Start of INFORMATION SHOWN
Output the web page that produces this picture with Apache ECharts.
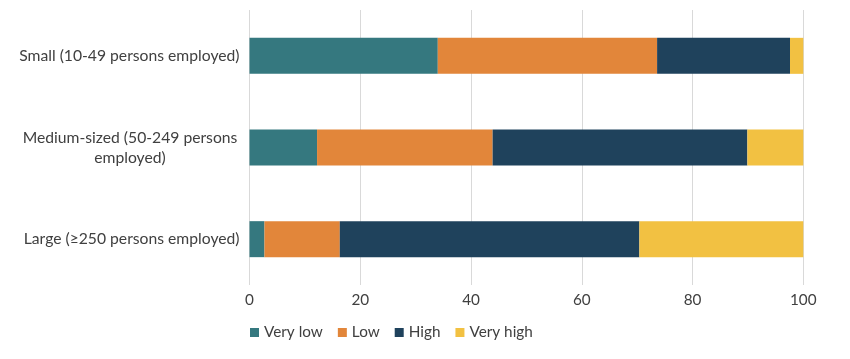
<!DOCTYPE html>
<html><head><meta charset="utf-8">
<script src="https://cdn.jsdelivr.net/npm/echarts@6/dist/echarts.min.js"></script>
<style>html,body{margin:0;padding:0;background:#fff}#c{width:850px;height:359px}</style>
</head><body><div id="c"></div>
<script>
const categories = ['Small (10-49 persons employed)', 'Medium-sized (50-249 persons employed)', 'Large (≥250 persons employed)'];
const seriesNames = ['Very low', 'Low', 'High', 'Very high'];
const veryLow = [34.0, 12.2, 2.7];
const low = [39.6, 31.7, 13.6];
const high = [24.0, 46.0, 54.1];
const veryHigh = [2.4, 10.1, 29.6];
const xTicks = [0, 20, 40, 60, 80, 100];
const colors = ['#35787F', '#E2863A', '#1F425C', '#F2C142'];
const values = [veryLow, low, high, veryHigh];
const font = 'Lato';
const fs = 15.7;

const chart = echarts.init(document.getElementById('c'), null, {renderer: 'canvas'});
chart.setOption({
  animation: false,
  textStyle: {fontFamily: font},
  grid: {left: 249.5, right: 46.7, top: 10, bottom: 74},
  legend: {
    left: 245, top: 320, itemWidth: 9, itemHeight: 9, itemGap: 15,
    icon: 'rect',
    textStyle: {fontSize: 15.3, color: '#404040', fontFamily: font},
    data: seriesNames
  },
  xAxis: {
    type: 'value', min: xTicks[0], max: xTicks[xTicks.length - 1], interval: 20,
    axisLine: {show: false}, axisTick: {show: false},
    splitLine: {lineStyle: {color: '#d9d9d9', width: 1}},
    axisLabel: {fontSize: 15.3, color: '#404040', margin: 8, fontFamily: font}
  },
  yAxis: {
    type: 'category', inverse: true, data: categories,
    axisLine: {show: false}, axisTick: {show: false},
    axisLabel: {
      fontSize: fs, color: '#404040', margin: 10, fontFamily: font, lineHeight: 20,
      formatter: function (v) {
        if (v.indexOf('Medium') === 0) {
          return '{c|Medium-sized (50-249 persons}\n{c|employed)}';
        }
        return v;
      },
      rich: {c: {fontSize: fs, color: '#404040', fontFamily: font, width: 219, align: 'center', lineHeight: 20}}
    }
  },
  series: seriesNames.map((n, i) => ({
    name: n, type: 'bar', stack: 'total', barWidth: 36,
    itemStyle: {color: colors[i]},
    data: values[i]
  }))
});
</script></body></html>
End of INFORMATION SHOWN
> PROBLEM TO SOLVE: Go through the listing above and quote it exactly, apart from its images.

> TASK SOLUTION:
Output the web page that produces this picture with Apache ECharts.
<!DOCTYPE html>
<html><head><meta charset="utf-8">
<script src="https://cdn.jsdelivr.net/npm/echarts@6/dist/echarts.min.js"></script>
<style>html,body{margin:0;padding:0;background:#fff}#c{width:850px;height:359px}</style>
</head><body><div id="c"></div>
<script>
const categories = ['Small (10-49 persons employed)', 'Medium-sized (50-249 persons employed)', 'Large (≥250 persons employed)'];
const seriesNames = ['Very low', 'Low', 'High', 'Very high'];
const veryLow = [34.0, 12.2, 2.7];
const low = [39.6, 31.7, 13.6];
const high = [24.0, 46.0, 54.1];
const veryHigh = [2.4, 10.1, 29.6];
const xTicks = [0, 20, 40, 60, 80, 100];
const colors = ['#35787F', '#E2863A', '#1F425C', '#F2C142'];
const values = [veryLow, low, high, veryHigh];
const font = 'Lato';
const fs = 15.7;

const chart = echarts.init(document.getElementById('c'), null, {renderer: 'canvas'});
chart.setOption({
  animation: false,
  textStyle: {fontFamily: font},
  grid: {left: 249.5, right: 46.7, top: 10, bottom: 74},
  legend: {
    left: 245, top: 320, itemWidth: 9, itemHeight: 9, itemGap: 15,
    icon: 'rect',
    textStyle: {fontSize: 15.3, color: '#404040', fontFamily: font},
    data: seriesNames
  },
  xAxis: {
    type: 'value', min: xTicks[0], max: xTicks[xTicks.length - 1], interval: 20,
    axisLine: {show: false}, axisTick: {show: false},
    splitLine: {lineStyle: {color: '#d9d9d9', width: 1}},
    axisLabel: {fontSize: 15.3, color: '#404040', margin: 8, fontFamily: font}
  },
  yAxis: {
    type: 'category', inverse: true, data: categories,
    axisLine: {show: false}, axisTick: {show: false},
    axisLabel: {
      fontSize: fs, color: '#404040', margin: 10, fontFamily: font, lineHeight: 20,
      formatter: function (v) {
        if (v.indexOf('Medium') === 0) {
          return '{c|Medium-sized (50-249 persons}\n{c|employed)}';
        }
        return v;
      },
      rich: {c: {fontSize: fs, color: '#404040', fontFamily: font, width: 219, align: 'center', lineHeight: 20}}
    }
  },
  series: seriesNames.map((n, i) => ({
    name: n, type: 'bar', stack: 'total', barWidth: 36,
    itemStyle: {color: colors[i]},
    data: values[i]
  }))
});
</script></body></html>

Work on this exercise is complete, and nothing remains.